Toshiba although initially reluctant seemed resigned to the fact that it would have to finally sell its chip unit to Western Digital in order to secure much-needed funds to cover losses following the bankruptcy of its US nuclear business Westinghouse. However, Western Digital has now retracted its initial offer for its flash memory unit after talks deadlocked– and instead are now seeking a stronger position in the two company’s joint venture chip business.

A consortium of businesses that include Western Digital, KKR, which is a private equity firm based in the US, and the state-backed Innovation Network of Japan and Development Bank of Japan previously submitted a bid of 1.9 trillion yen ($17.4 billion) for its lucrative and much-sought after chip business.

The consortium led by Western Digital and Toshiba struggled to reach an agreement, with the Japanese conglomerate expressing its concerns in relation to the stake the US company would acquire in the business which they wanted to limit in an attempt to avoid prolonged antitrust reviews.

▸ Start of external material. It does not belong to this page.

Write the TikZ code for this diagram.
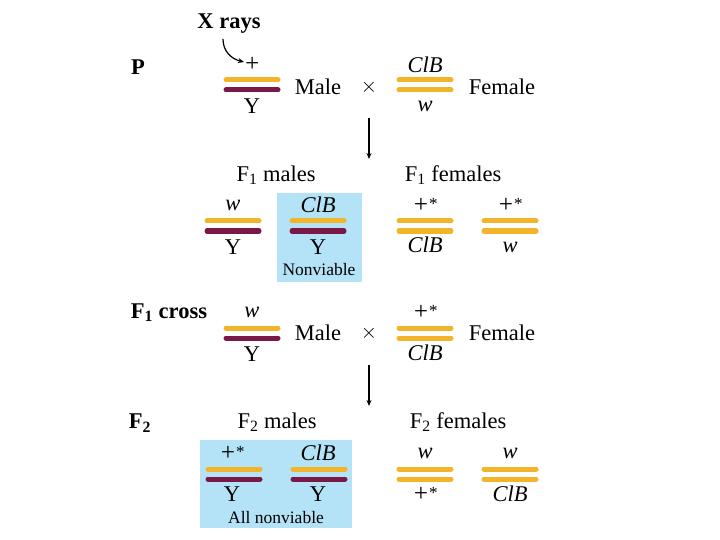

In an effort to finalize the deal, Western Digital said it was willing to pull out of the consortium in order to address the concerns tabled by Toshiba. In return, Western Digital would strengthen its position in the joint-venture operations between the two entities.

When contacted both Toshiba and Western Digital representatives declined to discuss the situation, saying it could not comment at this time.

Toshiba and Western Digital, which jointly invest in Toshiba’s key plant in central Japan, failed to seal a deal by a previously-planned deadline last week due to disagreement over the U.S. firm’s future stake in the business, sources have said.